The brain works on a use-it-or-lose-it basis. Happiness is no exception.
“I’ve forgotten how to be happy.”
She said it like it was meant to be a joke, but she wasn’t laughing. And it wasn’t really funny. It kind of gave me chills.
I kinda got the joke she was trying to make. “I’m so tough and hardened that I’ve forgotten how to be happy, even though happiness isn’t something you do, like driving a car, and is therefore not something that you can ‘forget’.”
Boom tish.
Only thing was it kinda was like she had forgotten how to be happy. She had one of those mouths that seemed to have hardened into a frown. Like how some models have what they call “resting bitch face”. She had ‘resting general disaffection with life face.’
And she was very slow to crack a smile. In fact, the only time I remember her smiling or laughing, it was at the misfortune of others. If something went wrong for someone – or if something embarrassing happened to them – then it was like this wave of relief washed over her and she broke into laughter.
Actually it was more like a cackle.
And look, I don’t want to be mean. I know where her outlook came from. She hadn’t had the easiest life, and she’d never had a lot of self-confidence. So I can understand. I can empathise.
But it just struck me because I really think she had forgotten how to be happy. Happiness had become such an alien state of being to her, that she had lost the map to get back there.
And again, I think there’s this misperception about where emotions come from. We tend to think that our emotions are naturally set to neutral, and then we swing from happiness to sadness depending on what happens to us.
Like, you’re in a room having a rest. Your emotions are at neutral. Then someone comes in and gives you a foot rub for 5 minutes. You emotion-metre swings over to happiness. After they leave, and after a while, your emotions return to their neutral setting.
It’s like a pot of water. The water is at room temperature. Add heat and the water gets hot. And cold and the water gets colder. But take heat and cold away and the water naturally returns to room temperature.
This really isn’t the right way to think about it when it comes to happiness, and this framework gives away a lot of our power.
There is no neutral emotional state. Sure, there is something that is neither happy nor sad, but this isn’t like room-temperature. You don’t revert to it. It just happens to lie in the middle.
You’re natural tendency is just where you happen to spend the most time. We are creatures of habit. If you’re happy a lot, you tend to be happy. If you’re sad a lot you tend to be sad.
And what the whole theory of neuro-plasticity tells us is, that if you’re not using certain parts of your brain, those parts will be co-opted to serve other functions. It’s an efficiency thing.

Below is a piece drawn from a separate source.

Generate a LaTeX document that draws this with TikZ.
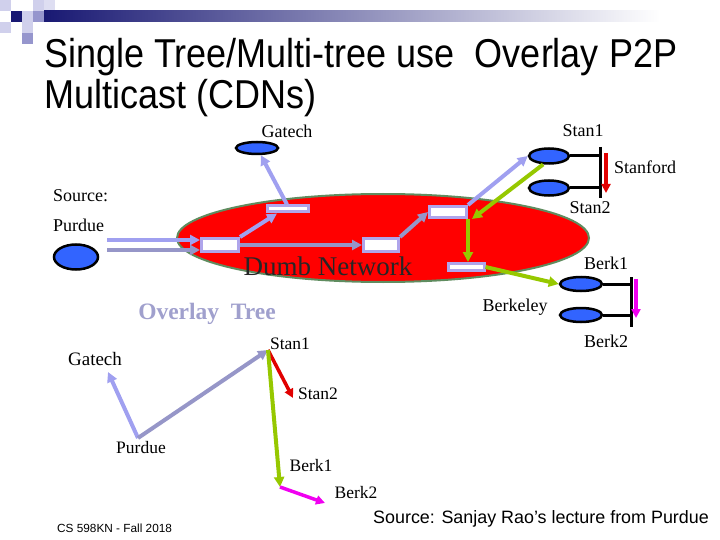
\documentclass[tikz,border=0pt]{standalone}
\usepackage{fontspec}
\setmainfont{Liberation Serif}
\setsansfont{Liberation Sans}
\usepackage{tikz}
\usetikzlibrary{shapes.geometric, arrows.meta, positioning, calc}
\definecolor{navy}{RGB}{25,25,115}
\definecolor{sqlight}{RGB}{208,208,236}
\definecolor{sqmid}{RGB}{150,150,205}
\definecolor{netred}{RGB}{255,0,0}
\definecolor{netrim}{RGB}{95,140,95}
\definecolor{hostblue}{RGB}{50,100,255}
\definecolor{lavlight}{RGB}{160,160,240}
\definecolor{lavgray}{RGB}{150,150,200}
\definecolor{lavbox}{RGB}{175,165,235}
\definecolor{treegreen}{RGB}{150,200,0}
\definecolor{treered}{RGB}{225,0,0}
\definecolor{treemag}{RGB}{240,0,240}
\definecolor{overlaytxt}{RGB}{160,160,205}
\tikzset{
  host/.style={ellipse, draw=black, fill=hostblue, line width=2.5pt, inner sep=0pt},
  router/.style={rectangle, draw=lavbox, fill=white, line width=3pt, inner sep=0pt},
  lbl/.style={inner sep=0pt, font=\fontsize{18}{20}\selectfont},
  treelbl/.style={inner sep=0pt, font=\fontsize{17.5}{20}\selectfont},
  lavarrow/.style={-{Triangle[length=10pt,width=10pt]}, line width=4pt, color=lavlight},
  grayarrow/.style={-{Triangle[length=10pt,width=10pt]}, line width=4pt, color=lavgray},
  greenarrow/.style={-{Triangle[length=10pt,width=10pt]}, line width=4pt, color=treegreen},
  redarrow/.style={-{Triangle[length=9pt,width=9pt]}, line width=3.5pt, color=treered},
  magarrow/.style={-{Triangle[length=9pt,width=9pt]}, line width=3.5pt, color=treemag},
  bus/.style={line width=3pt, color=black}
}
\begin{document}
\begin{tikzpicture}[x=1pt, y=-1pt]
  \useasboundingbox (0,0) rectangle (720,540);

  % Corner squares and header bar
  \fill[sqlight] (0,0) rectangle ++(11,11);
  \fill[sqlight] (33,0) rectangle ++(11,11);
  \fill[sqlight!70] (44,0) rectangle ++(11,11);
  \fill[navy] (11,11) rectangle ++(11,11);
  \fill[sqlight] (22,11) rectangle ++(11,11);
  \fill[sqmid] (33,11) rectangle ++(11,11);
  \fill[sqlight] (0,22) rectangle ++(11,11);
  \fill[sqlight] (22,22) rectangle ++(11,11);
  \fill[sqmid] (22,33) rectangle ++(11,11);
  \shade[left color=navy, right color=white] (44,11) rectangle (660,22);

  % Title
  \node[anchor=base west, inner sep=0pt, font=\sffamily\fontsize{36}{40}\selectfont] (title1) at (44,68) {\scalebox{1}[1.12]{Single Tree/Multi-tree use\ \ Overlay P2P}};
  \node[anchor=base west, inner sep=0pt, font=\sffamily\fontsize{36}{40}\selectfont] (title2) at (44,109) {\scalebox{1}[1.12]{Multicast (CDNs)}};

  % Dumb network
  \node[ellipse, draw=netrim, fill=netred, line width=2pt, minimum width=412pt, minimum height=88pt, inner sep=0pt] (net) at (383,238) {};
  \node[inner sep=0pt, text=black!85, font=\fontsize{27}{30}\selectfont] (netlbl) at (328,266) {Dumb Network};

  % Routers
  \node[router, minimum width=37pt, minimum height=13pt] (r1) at (220,245) {};
  \node[router, minimum width=41pt, minimum height=6pt] (r2) at (288,209) {};
  \node[router, minimum width=35pt, minimum height=13pt] (r3) at (381,245) {};
  \node[router, minimum width=37pt, minimum height=11pt] (r4) at (448,212) {};
  \node[router, minimum width=36pt, minimum height=7pt] (r5) at (466,267) {};

  % Hosts
  \node[host, minimum width=42pt, minimum height=12pt] (gatech) at (257,148) {};
  \node[host, minimum width=44pt, minimum height=25pt] (purdue) at (76,257) {};
  \node[host, minimum width=40pt, minimum height=15pt] (stanA) at (549,156) {};
  \node[host, minimum width=40pt, minimum height=15pt] (stanB) at (549,188) {};
  \node[host, minimum width=42pt, minimum height=14pt] (berkA) at (581,284) {};
  \node[host, minimum width=42pt, minimum height=14pt] (berkB) at (581,315) {};

  % Labels near the network
  \node[lbl] (gatechlbl) at (287,131) {Gatech};
  \node[lbl] (stanAlbl) at (583,131) {Stan1};
  \node[lbl, anchor=west] (stanfordlbl) at (614,167) {Stanford};
  \node[lbl] (stanBlbl) at (590,208) {Stan2};
  \node[lbl, anchor=west] (sourcelbl) at (53,196) {Source:};
  \node[lbl, anchor=west] (purduelbl) at (53,225) {Purdue};
  \node[lbl] (berkAlbl) at (606,263) {Berk1};
  \node[lbl] (berkeleylbl) at (515,307) {Berkeley};
  \node[lbl] (berkBlbl) at (606,341) {Berk2};

  % LAN buses
  \coordinate (stanbusT) at (600,147);
  \coordinate (stanbusB) at (600,198);
  \draw[bus] (stanbusT) -- (stanbusB);
  \draw[bus] (stanA.east) -- (stanA.east -| stanbusT);
  \draw[bus] (stanB.east) -- (stanB.east -| stanbusT);
  \coordinate (stanflowT) at (606,153);
  \coordinate (stanflowB) at (606,193);
  \draw[redarrow] (stanflowT) -- (stanflowB);
  \coordinate (berkbusT) at (631,277);
  \coordinate (berkbusB) at (631,327);
  \draw[bus] (berkbusT) -- (berkbusB);
  \draw[bus] (berkA.east) -- (berkA.east -| berkbusT);
  \draw[bus] (berkB.east) -- (berkB.east -| berkbusT);
  \coordinate (berkflowT) at (636,279);
  \coordinate (berkflowB) at (636,318);
  \draw[magarrow] (berkflowT) -- (berkflowB);

  % Underlay paths
  \coordinate (srcA) at (107,240);
  \coordinate (srcB) at (107,250);
  \draw[lavarrow] (srcA) -- (srcA -| r1.west);
  \draw[grayarrow] (srcB) -- (srcB -| r1.west);
  \draw[lavarrow] (r1.north east) -- ($(r2.south)+(-11,0)$);
  \draw[lavarrow] ([xshift=-1pt]r2.north) -- (gatech);
  \draw[grayarrow] (r1.east) -- (r3.west);
  \draw[grayarrow] (r3.north east) -- (r4.west);
  \draw[lavarrow] (r4.north east) -- (stanA.west);
  \draw[greenarrow] (stanA.-125) -- ([xshift=4pt]r4.south east);
  \draw[greenarrow] (r4.south east) -- (r4.south east |- r5.north);
  \draw[greenarrow] (r5.east) -- (berkA.west);

  % Overlay tree
  \node[inner sep=0pt, text=overlaytxt, font=\bfseries\fontsize{23.5}{26}\selectfont] (overlaylbl) at (207,314) {Overlay\ \ Tree};
  \coordinate (oPurdue) at (138,438);
  \coordinate (oGatech) at (108,372);
  \coordinate (oStanA) at (268,350);
  \coordinate (oStanB) at (293,398);
  \coordinate (oBerkA) at (280,487);
  \coordinate (oBerkB) at (325,503);
  \draw[lavarrow] (oPurdue) -- (oGatech);
  \draw[grayarrow] (oPurdue) -- (oStanA);
  \draw[redarrow] (oStanA) -- (oStanB);
  \draw[greenarrow] (oStanA) -- (oBerkA);
  \draw[magarrow] (oBerkA) -- (oBerkB);
  \node[treelbl, font=\fontsize{19}{20}\selectfont] (oGatechlbl) at (95,359) {Gatech};
  \node[treelbl] (oStanAlbl) at (290,344) {Stan1};
  \node[treelbl] (oStanBlbl) at (318,394) {Stan2};
  \node[treelbl] (oPurduelbl) at (141,448) {Purdue};
  \node[treelbl] (oBerkAlbl) at (311,466) {Berk1};
  \node[treelbl] (oBerkBlbl) at (356,493) {Berk2};

  % Footer
  \node[anchor=west, inner sep=0pt, font=\sffamily\fontsize{11.8}{13}\selectfont] (course) at (57,528) {CS 598KN - Fall 2018};
  \node[anchor=west, inner sep=0pt, font=\sffamily\fontsize{17.9}{20}\selectfont] (credit) at (373,519) {Source: Sanjay Rao’s lecture from Purdue};
\end{tikzpicture}
\end{document}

So if you’re not using the part of the brain that is happiness, that part will be asked to chip in elsewhere – probably towards feeling more nuanced sadness if that’s where you spend all your time.
After a while, after your happiness cortex is subsumed by your sadness cortex (not actually things), it is actually very difficult to feel happiness at all.
You can, literally, forget how to be happy.
But if it is possible to forget, then it is also possible to remember.
And so at the risk of making every blog about radical self-reliance, there’s a lesson here.
Happiness is not a reaction to the outside world. Don’t think of it like that. Rather, think of it like a skill. It is something you do, like driving a car, and it is something you get better at with practice.
And if you’re serious about being happy, then put the time into it. Make space in your life and in your mind to feel happiness. Work on getting better at feeling happy. Come up with exercises for yourself to do. I don’t know, something like:
- List ten things that make you happy.
- What was the happiest moment in you life? What did it feel like?
- Who makes you happiest? What does it feel like to be with them?
- What are the physical sensations associated with happiness?
- Fake it. Let me know, non-verbally, that you’re the happiest person alive. What is you’re body doing? Give it permission to do more of that.
I’m sure I could come up with more but I don’t think I need to. You know yourself best. You know what will work for you.
Now I know this might all sound a little twee and silly. And it totally is. If I went back 20,000 years and told my ancestors cuddling with their family around a fire, eating mammoth steaks and singing songs, that they should practice being happy, they would think I was an idiot.
But the reality is that we live in an era where our problem-solving minds are constantly being challenged. We can end up stuck in problem-mode. And this crowds out the space for being happy.
So we can forget how to be happy, not because we spend all our time being sad, but simply because we spend all our time being busy.
(How do you look in that mirror?)
So we could all use some happiness training. I might open a dojo.
Whatever you want from life – whether it’s happiness, love, awe, gratitude, laughter, success, whatever – it’s yours for the taking.
You’ve only got to put in the time.
How great is that?
Now give me twenty happy push-ups.
What exercises would you bring to your happiness dojo?